CODA plc
- Company type: Public limited company
- Industry: Software
- Founded: 1979; 47 years ago in Leeds
- Founder: Rodney Potts and Christopher Lennox
- Headquarters: Chippenham, UK
- Products: Business software
- Revenue: £41.72 million GBP (2009)
- Operating income: £9.56 million GBP (2006)
- Net income: £7.59 million GBP (2006)
- Number of employees: ~600
- Parent: Unit 4 Agresso
- Website: www.coda.com

= Coda plc =

Software company in United Kingdom

CODA plc was a mid-sized international financial software company based in the United Kingdom. Founded in 1979, it was purchased in 2008 by Unit4, a supplier of enterprise software, based in the Netherlands.

== History==
CODA was founded in Leeds, Yorkshire in 1979 by Rodney Potts and Christopher Lennox and in the early 1990s the company's head office was moved to Harrogate.

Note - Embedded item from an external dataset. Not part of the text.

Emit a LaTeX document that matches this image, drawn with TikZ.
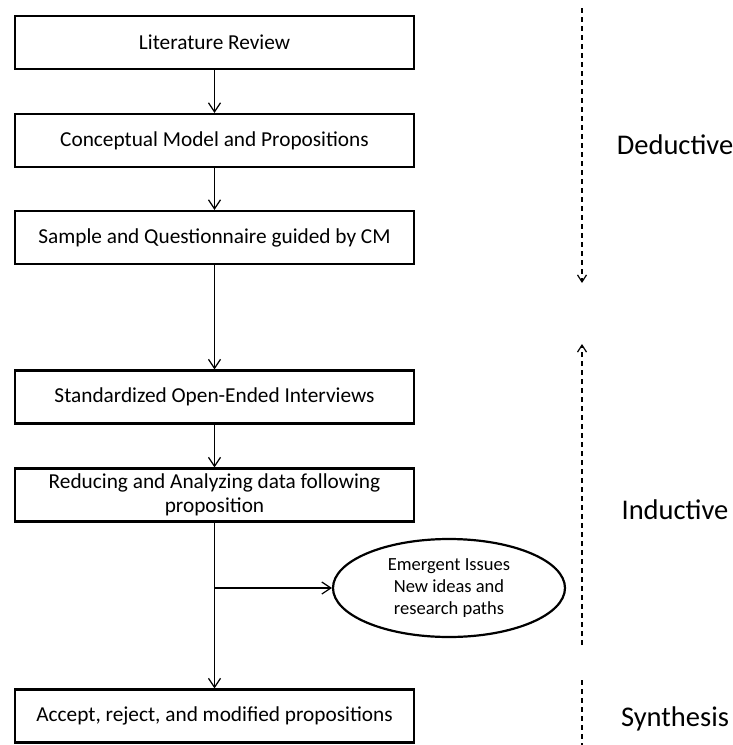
\documentclass[tikz,border=0pt]{standalone}
\usepackage{fontspec}
\setmainfont{Carlito}
\usetikzlibrary{arrows.meta,shapes.geometric}
\begin{document}
\begin{tikzpicture}[x=1pt,y=-1pt,
  box/.style={draw,line width=2.2pt,minimum width=399pt,minimum height=53pt,inner sep=0pt,align=center,font=\fontsize{21.3}{25}\selectfont},
  flow/.style={line width=1.2pt,-{Straight Barb[length=9pt,width=12pt,line width=1.2pt]}},
  side/.style={dash pattern=on 5pt off 4pt,line width=1.2pt},
  sidetip/.style={-{Straight Barb[length=7pt,width=9pt,line width=1.2pt]}},
  lbl/.style={font=\fontsize{28.5}{32}\selectfont}]
\useasboundingbox (0,0) rectangle (733,745);
\node[box] (b1) at (214.5,42.5) {Literature Review};
\node[box] (b2) at (214.5,140.5) {Conceptual Model and Propositions};
\node[box] (b3) at (214.5,237.5) {Sample and Questionnaire guided by CM};
\node[box] (b4) at (214.5,397) {Standardized Open-Ended Interviews};
\node[box] (b5) at (214.5,495) {Reducing and Analyzing data following\\[-1pt]proposition};
\node[box] (b6) at (214.5,716) {Accept, reject, and modified propositions};
\node[ellipse,draw,line width=2.2pt,minimum width=232pt,minimum height=98pt,inner sep=0pt,align=center,font=\fontsize{18.5}{22}\selectfont] (e) at (449,588) {Emergent Issues\\New ideas and\\research paths};
\draw[flow] (b1) -- (b2);
\draw[flow] (b2) -- (b3);
\draw[flow] (b3) -- (b4);
\draw[flow] (b4) -- (b5);
\draw[flow] (b5) -- (b6);
\coordinate (br) at (215,588);
\draw[flow] (br) -- (e);
% side markers
\coordinate (d1) at (582,8);
\coordinate (d2) at (582,283);
\coordinate (i1) at (582,645);
\coordinate (i2) at (582,344);
\coordinate (s1) at (582,680);
\coordinate (s2) at (582,745);
\draw[side,sidetip] (d1) -- (d2);
\draw[side,sidetip] (i1) -- (i2);
\draw[side] (s1) -- (s2);
\node[lbl] (ded) at (675,145) {Deductive};
\node[lbl] (ind) at (675,510) {Inductive};
\node[lbl] (syn) at (675,719) {Synthesis};
\end{tikzpicture}
\end{document}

At this point CODA had around 600 employees working from 14 country operations around the world.

In 1994 CODA group PLC was bought by Dutch software company Baan Corporation for £52.9 million ($86.7 million), which wanted to compete in the market for standalone financial software and enhance the existing finance offering.

In 2000, Baan got into financial difficulties and the CODA line of business was acquired by one of its main implementation partners, Science Systems in the UK (today SCISYS). The Chippenham-headquartered software and consulting company acquired the trade and assets of CODA in 2000, renaming its holding company CODA SciSys PLC in 2002.

In 2006, CODA SciSys announced a demerger to form two listed companies, CODA (the financial software company) and SciSys (a space and public sector IT company).

In 2008, CODA was acquired by Unit4 Agresso.